EXERCISE TASK:
Retype the lines beneath this one, from the first through the line containing "import * as". Pictures are left out.

SOURCE DATA:
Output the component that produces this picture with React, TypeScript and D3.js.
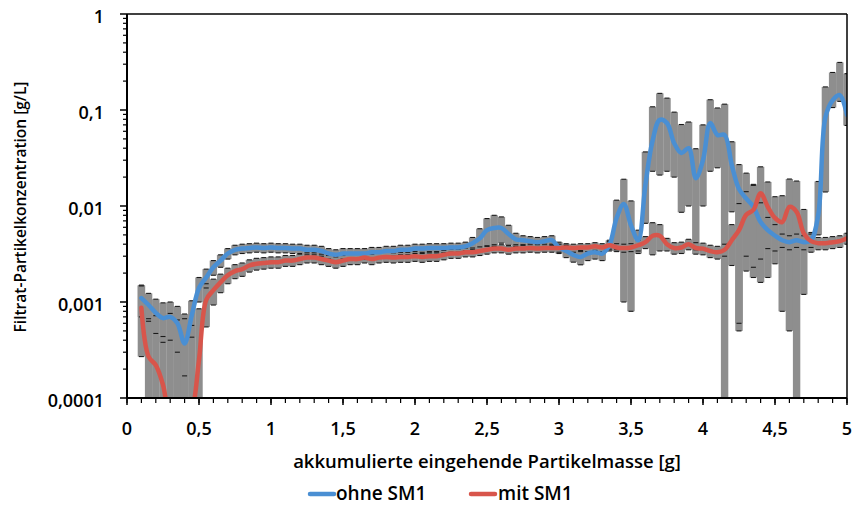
import React from "react";
import * as d3 from "d3";

const xValues = [
  0.1, 0.15, 0.2, 0.25, 0.3, 0.35, 0.4, 0.45, 0.5, 0.55,
  0.6, 0.65, 0.7, 0.75, 0.8, 0.85, 0.9, 0.95, 1.0, 1.05,
  1.1, 1.15, 1.2, 1.25, 1.3, 1.35, 1.4, 1.45, 1.5, 1.55,
  1.6, 1.65, 1.7, 1.75, 1.8, 1.85, 1.9, 1.95, 2.0, 2.05,
  2.1, 2.15, 2.2, 2.25, 2.3, 2.35, 2.4, 2.45, 2.5, 2.55,
  2.6, 2.65, 2.7, 2.75, 2.8, 2.85, 2.9, 2.95, 3.0, 3.05,
  3.1, 3.15, 3.2, 3.25, 3.3, 3.35, 3.4, 3.45, 3.5, 3.55,
  3.6, 3.65, 3.7, 3.75, 3.8, 3.85, 3.9, 3.95, 4.0, 4.05,
  4.1, 4.15, 4.2, 4.25, 4.3, 4.35, 4.4, 4.45, 4.5, 4.55,
  4.6, 4.65, 4.7, 4.75, 4.8, 4.85, 4.9, 4.95, 5.0,
];

// ohne SM1
const blueValues = [
  0.0011, 0.00093, 0.00077, 0.00068, 0.0007, 0.0006, 0.00037, 0.00073, 0.0014, 0.0018,
  0.0023, 0.0027, 0.0032, 0.0035, 0.0036, 0.00365, 0.0037, 0.00365, 0.0037, 0.00365,
  0.00365, 0.0036, 0.0036, 0.0035, 0.0035, 0.0034, 0.0032, 0.0031, 0.0032, 0.0032,
  0.0032, 0.0032, 0.0033, 0.0033, 0.0034, 0.0034, 0.0035, 0.0035, 0.0036, 0.0036,
  0.00365, 0.00365, 0.00365, 0.0037, 0.0037, 0.0038, 0.0041, 0.0046, 0.0056, 0.0059,
  0.0059, 0.0051, 0.0045, 0.0044, 0.0043, 0.0042, 0.0043, 0.0044, 0.0037, 0.0034,
  0.0031, 0.00294, 0.0032, 0.0033, 0.0032, 0.0039, 0.0075, 0.0105, 0.0063, 0.0044,
  0.0166, 0.048, 0.079, 0.073, 0.045, 0.0356, 0.04, 0.0195, 0.03, 0.073,
  0.055, 0.055, 0.0267, 0.015, 0.012, 0.0098, 0.0068, 0.0056, 0.0049, 0.0044,
  0.0042, 0.0044, 0.0042, 0.0044, 0.008, 0.084, 0.126, 0.143, 0.089,
];
const blueErrPlus = [
  0.0004, 0.0003, 0.0003, 0.0003, 0.0003, 0.0003, 0.0003, 0.0003, 0.0004, 0.0004,
  0.0004, 0.0004, 0.0004, 0.0004, 0.0004, 0.0004, 0.0004, 0.0004, 0.0004, 0.0004,
  0.0004, 0.0004, 0.0004, 0.0004, 0.0004, 0.0004, 0.0004, 0.0004, 0.0004, 0.0004,
  0.0004, 0.0004, 0.0004, 0.0004, 0.0004, 0.0004, 0.0004, 0.0004, 0.0004, 0.0004,
  0.0004, 0.0004, 0.0004, 0.0004, 0.0004, 0.0004, 0.0006, 0.0012, 0.0018, 0.0021,
  0.0018, 0.0012, 0.0007, 0.0005, 0.0005, 0.0005, 0.0005, 0.0005, 0.0005, 0.0005,
  0.0005, 0.0005, 0.0005, 0.0005, 0.0005, 0.0005, 0.004, 0.0085, 0.005, 0.0012,
  0.02, 0.06, 0.07, 0.06, 0.05, 0.035, 0.035, 0.02, 0.04, 0.055,
  0.05, 0.06, 0.02, 0.012, 0.01, 0.007, 0.004, 0.002, 0.0015, 0.0007,
  0.0007, 0.0007, 0.0007, 0.0007, 0.01, 0.09, 0.12, 0.17, 0.15,
];
const blueErrMinus = [
  0.0004, 0.0003, 0.0003, 0.0003, 0.0003, 0.0003, 0.0002, 0.0003, 0.0004, 0.0004,
  0.0004, 0.0004, 0.0004, 0.0004, 0.0004, 0.0004, 0.0004, 0.0004, 0.0004, 0.0004,
  0.0004, 0.0004, 0.0004, 0.0004, 0.0004, 0.0004, 0.0004, 0.0004, 0.0004, 0.0004,
  0.0004, 0.0004, 0.0004, 0.0004, 0.0004, 0.0004, 0.0004, 0.0004, 0.0004, 0.0004,
  0.0004, 0.0004, 0.0004, 0.0004, 0.0004, 0.0004, 0.0006, 0.0012, 0.0018, 0.0021,
  0.0018, 0.0012, 0.0007, 0.0005, 0.0005, 0.0005, 0.0005, 0.0005, 0.0005, 0.0005,
  0.0005, 0.0005, 0.0005, 0.0005, 0.0005, 0.0005, 0.004, 0.0095, 0.0055, 0.0012,
  0.01, 0.025, 0.058, 0.05, 0.025, 0.027, 0.03, 0.016, 0.02, 0.05,
  0.03, 0.07, 0.018, 0.0145, 0.009, 0.0075, 0.004, 0.002, 0.0015, 0.0007,
  0.0007, 0.0007, 0.0007, 0.0007, 0.003, 0.07, 0.02, 0.02, 0.02,
];

// mit SM1
const redValues = [
  0.00087, 0.00027, 0.00022, 0.000137, 0.00006, 0.00005, 0.00005, 0.00007, 0.00025, 0.00105,
  0.00133, 0.0016, 0.0019, 0.0021, 0.0022, 0.0024, 0.0025, 0.00255, 0.0026, 0.0026,
  0.0027, 0.0027, 0.0028, 0.0029, 0.0029, 0.0028, 0.0027, 0.0026, 0.0027, 0.0028,
  0.0028, 0.0029, 0.0028, 0.0029, 0.00294, 0.0029, 0.00294, 0.00294, 0.003, 0.00294,
  0.003, 0.003, 0.0031, 0.0032, 0.0032, 0.0033, 0.0033, 0.0034, 0.0035, 0.0036,
  0.0036, 0.0035, 0.0036, 0.0036, 0.00365, 0.0036, 0.00365, 0.00365, 0.00365, 0.0037,
  0.00365, 0.0037, 0.0037, 0.0038, 0.0037, 0.0039, 0.0037, 0.00365, 0.0037, 0.0039,
  0.0042, 0.0049, 0.0049, 0.004, 0.00365, 0.0037, 0.004, 0.00365, 0.0036, 0.0034,
  0.0033, 0.0035, 0.0044, 0.0056, 0.0081, 0.0091, 0.0136, 0.0098, 0.0075, 0.0068,
  0.0098, 0.0087, 0.0052, 0.0043, 0.0041, 0.0041, 0.0042, 0.0043, 0.0046,
];
const redErr = [
  0.0006, 0.0004, 0.0005, 0.0003, 0.0007, 0.0006, 0.0007, 0.0005, 0.0006, 0.0005,
  0.0004, 0.00035, 0.00035, 0.00035, 0.00035, 0.00035, 0.00035, 0.00035, 0.00035, 0.00035,
  0.00035, 0.00035, 0.00035, 0.00035, 0.00035, 0.00035, 0.00035, 0.00035, 0.00035, 0.00035,
  0.00035, 0.00035, 0.00035, 0.00035, 0.00035, 0.00035, 0.00035, 0.00035, 0.00035, 0.00035,
  0.00035, 0.00035, 0.00035, 0.00035, 0.00035, 0.00035, 0.00035, 0.00035, 0.00035, 0.00035,
  0.00035, 0.00035, 0.00035, 0.00035, 0.00035, 0.00035, 0.00035, 0.00035, 0.00035, 0.00035,
  0.00035, 0.00035, 0.00035, 0.00035, 0.00035, 0.00035, 0.00035, 0.00035, 0.00035, 0.0005,
  0.0006, 0.0018, 0.0015, 0.0006, 0.0005, 0.0005, 0.0005, 0.0005, 0.0005, 0.0005,
  0.0005, 0.0005, 0.002, 0.005, 0.006, 0.0073, 0.012, 0.008, 0.005, 0.006,
  0.0093, 0.0095, 0.004, 0.001, 0.0006, 0.0006, 0.0006, 0.0006, 0.0006,
];

const xTickValues = [0, 0.5, 1, 1.5, 2, 2.5, 3, 3.5, 4, 4.5, 5];
const xTickLabels = ["0", "0,5", "1", "1,5", "2", "2,5", "3", "3,5", "4", "4,5", "5"];
const yTickValues = [0.0001, 0.001, 0.01, 0.1, 1];
const yTickLabels = ["0,0001", "0,001", "0,01", "0,1", "1"];

const seriesNames = ["ohne SM1", "mit SM1"];
const seriesColors = ["#4a8fd3", "#d8554b"];

const W = 852;
const H = 517;
const M = { left: 127, right: 847, top: 14, bottom: 398 };
const FONT = "'Open Sans', sans-serif";

export default function App() {
  const x = d3.scaleLinear().domain([0, 5]).range([M.left, M.right]);
  const y = d3.scaleLog().domain([0.0001, 1]).range([M.bottom, M.top]);

  const line = d3
    .line<number>()
    .x((_, i) => x(xValues[i]))
    .y((d) => y(d))
    .curve(d3.curveCatmullRom.alpha(0.5));

  const minorX = x.ticks(50);
  const minorY: number[] = [];
  [0.0001, 0.001, 0.01, 0.1].forEach((dec) => {
    for (let k = 2; k <= 9; k++) minorY.push(dec * k);
  });

  const step = x(xValues[1]) - x(xValues[0]);
  const barW = step + 0.2;
  const capW = 5;

  const errBars = (vals: number[], plus: number[], minus: number[], key: string) =>
    vals.map((v, i) => {
      const hi = v + plus[i];
      const lo = v - minus[i];
      const cx = x(xValues[i]);
      const yHi = Math.max(M.top, y(hi));
      const yLo = lo > 0 ? Math.min(M.bottom, y(lo)) : M.bottom;
      return yLo > yHi ? (
        <rect key={key + i} x={cx - barW / 2} y={yHi} width={barW} height={yLo - yHi} fill="#8e8e8e" />
      ) : null;
    });

  const errCaps = (vals: number[], plus: number[], minus: number[], key: string) =>
    vals.map((v, i) => {
      const hi = v + plus[i];
      const lo = v - minus[i];
      const cx = x(xValues[i]);
      return (
        <g key={key + i}>
          {hi <= 1 && y(hi) <= M.bottom && (
            <line x1={cx - capW / 2} x2={cx + capW / 2} y1={y(hi)} y2={y(hi)} stroke="#1a1a1a" strokeWidth={1.1} />
          )}
          {lo > 0 && y(lo) <= M.bottom && (
            <line x1={cx - capW / 2} x2={cx + capW / 2} y1={y(lo)} y2={y(lo)} stroke="#1a1a1a" strokeWidth={1.1} />
          )}
        </g>
      );
    });

  return (
    <svg
      width={W}
      height={H}
      style={{ position: "absolute", left: 0, top: 0, background: "#fff" }}
      fontFamily={FONT}
    >
      <defs>
        <clipPath id="plotClip">
          <rect x={M.left} y={M.top} width={M.right - M.left} height={M.bottom - M.top} />
        </clipPath>
      </defs>
      <rect x={0} y={0} width={W} height={H} fill="#fff" />

      <g clipPath="url(#plotClip)">
        {errBars(blueValues, blueErrPlus, blueErrMinus, "b")}
        {errBars(redValues, redErr, redErr, "r")}
        {errCaps(blueValues, blueErrPlus, blueErrMinus, "bc")}
        {errCaps(redValues, redErr, redErr, "rc")}
        <path d={line(blueValues) || ""} fill="none" stroke={seriesColors[0]} strokeWidth={4.5} strokeLinejoin="round" strokeLinecap="round" />
        <path d={line(redValues) || ""} fill="none" stroke={seriesColors[1]} strokeWidth={4.5} strokeLinejoin="round" strokeLinecap="round" />
      </g>

      {/* frame */}
      <line x1={M.left} x2={M.right} y1={M.top} y2={M.top} stroke="#000" strokeWidth={1.5} />
      <line x1={M.right} x2={M.right} y1={M.top} y2={M.bottom} stroke="#000" strokeWidth={1.5} />
      <line x1={M.left} x2={M.left} y1={M.top} y2={M.bottom} stroke="#000" strokeWidth={2} />
      <line x1={M.left} x2={M.right} y1={M.bottom} y2={M.bottom} stroke="#000" strokeWidth={2} />

      {/* y ticks */}
      {minorY.map((v, i) => (
        <line key={"my" + i} x1={M.left - 4} x2={M.left} y1={y(v)} y2={y(v)} stroke="#000" strokeWidth={1.2} />
      ))}
      {yTickValues.map((v, i) => (
        <g key={"yt" + i}>
          <line x1={M.left - 7} x2={M.left} y1={y(v)} y2={y(v)} stroke="#000" strokeWidth={1.5} />
          <text x={104} y={y(v) + 4} textAnchor="end" dominantBaseline="middle" fontSize={18} fontWeight={600} fill="#000">
            {yTickLabels[i]}
          </text>
        </g>
      ))}

      {/* x ticks */}
      {minorX.map((v, i) => (
        <line key={"mx" + i} x1={x(v)} x2={x(v)} y1={M.bottom} y2={M.bottom + 5} stroke="#000" strokeWidth={1.2} />
      ))}
      {xTickValues.map((v, i) => (
        <g key={"xt" + i}>
          <line x1={x(v)} x2={x(v)} y1={M.bottom} y2={M.bottom + 7} stroke="#000" strokeWidth={1.5} />
          <text x={x(v)} y={430} textAnchor="middle" dominantBaseline="middle" fontSize={18} fontWeight={600} fill="#000">
            {xTickLabels[i]}
          </text>
        </g>
      ))}

      {/* axis titles */}
      <text x={(M.left + M.right) / 2} y={463} textAnchor="middle" dominantBaseline="middle" fontSize={18.5} fontWeight={600} fill="#000">
        akkumulierte eingehende Partikelmasse [g]
      </text>
      <text
        transform={`translate(22, ${(M.top + M.bottom) / 2 + 1}) rotate(-90)`}
        textAnchor="middle"
        dominantBaseline="middle"
        fontSize={15.5}
        fontWeight={600}
        fill="#000"
      >
        Filtrat-Partikelkonzentration [g/L]
      </text>

      {/* legend */}
      <g>
        <line x1={310} x2={334} y1={494} y2={494} stroke={seriesColors[0]} strokeWidth={4.5} strokeLinecap="round" />
        <text x={336} y={495} dominantBaseline="middle" fontSize={19} fontWeight={600} fill="#000">
          {seriesNames[0]}
        </text>
        <line x1={471} x2={495} y1={494} y2={494} stroke={seriesColors[1]} strokeWidth={4.5} strokeLinecap="round" />
        <text x={498} y={495} dominantBaseline="middle" fontSize={19} fontWeight={600} fill="#000">
          {seriesNames[1]}
        </text>
      </g>
    </svg>
  );
}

FINISHED EXERCISE:
Output the component that produces this picture with React, TypeScript and D3.js.
import React from "react";
import * as d3 from "d3";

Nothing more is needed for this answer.